University of Michigan - USA

In residence at

Molecular Biophysics Center (CBM) / CNRS - FR

Host scientist

Prof. Stéphane Petoud


Lanthanide Based Metallacrowns as Near-Infrared Emitting Biological Probes

Our objective is to prepare novel Near Infrared (NIR) emitting molecules that exploit the luminescence properties of lanthanides to serve as probes for biological systems. Metallacrowns will serve as platform as they are  a self-assembling class of molecules that possess superb luminescence properties, especially in the NIR. They can be prepared in large quantities and in high purity, an important advantage for biological optical imaging applications.

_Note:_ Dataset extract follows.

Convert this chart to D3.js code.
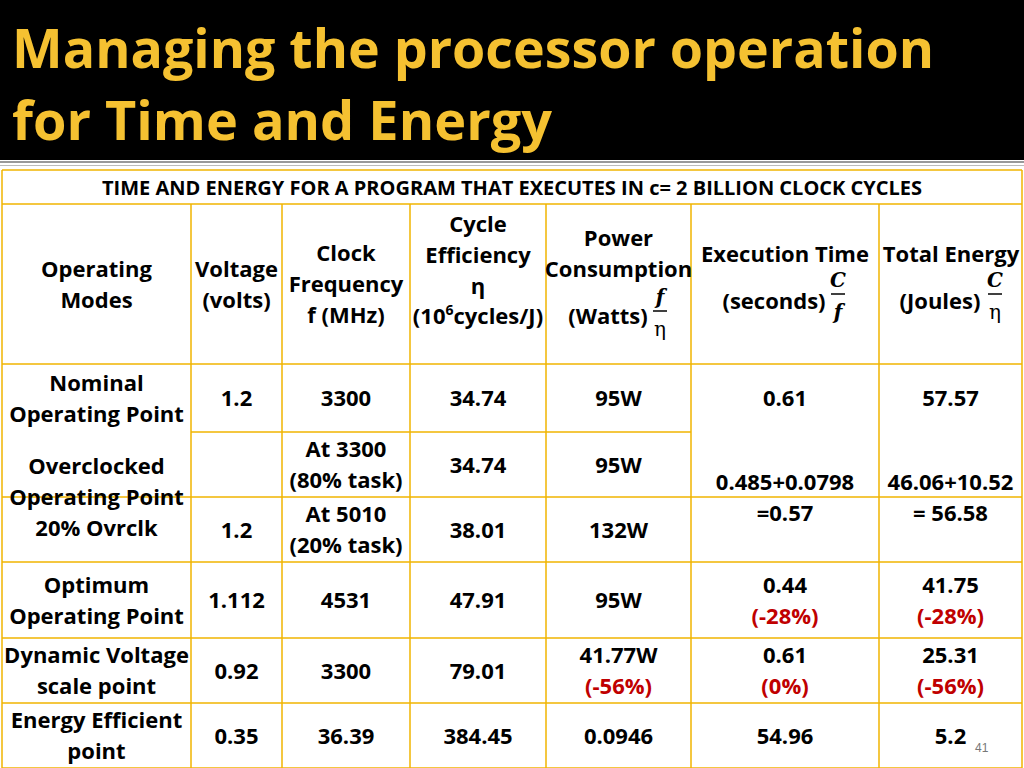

They include sensitizing antenna and lanthanide emitters that allow for excellent emission. They are straightforwardly functionalized, allowing preparation of derivatives that can be solubilized, converted into dendrimers or allow attachment of chromophores or targeting groups. We will examine two general classes of metallacrowns in this work: LnZn16 and Ln­2Ga8 based systems. LnZn16 are excellent NIR emitting compounds that have been shown to distinguish necrotic cell death from apoptosis and living HeLa cells. In addition, these compounds can simultaneous stain and image HeLa cells. We are now modifying the ligands to shift the spectral signature from the UV/Near visible range to longer wavelength excitation to enhance compatibility with cell and small animal bioimaging. We have also functionalized these compounds with alkyne groups in order to place biotin, PEG or antibodies onto to the metallacrown. The majority of the work will be completed with Ln­2Ga8 metallacrowns. These species can sensitive both visible and NIR emission. Furthermore, we have recently learned that they are outstanding nanothermometers that can measure temperature between 150-350 K (with precision of 0.1 K in the physiologic range). These molecules have been converted into poly(amidoamine)  dendrimers that cross HeLa cell membranes and are incorporated into endosomes. Thus, this system can directly measure temperatures in cell compartments. Other modifications include attaching long wavelength antenna, biotin, peptide dendrons, BSA and antibodies. All of these complexes will be evaluated in HeLa cells to assess whether they will serve as probes of cell type and physical properties (e.g., temperature).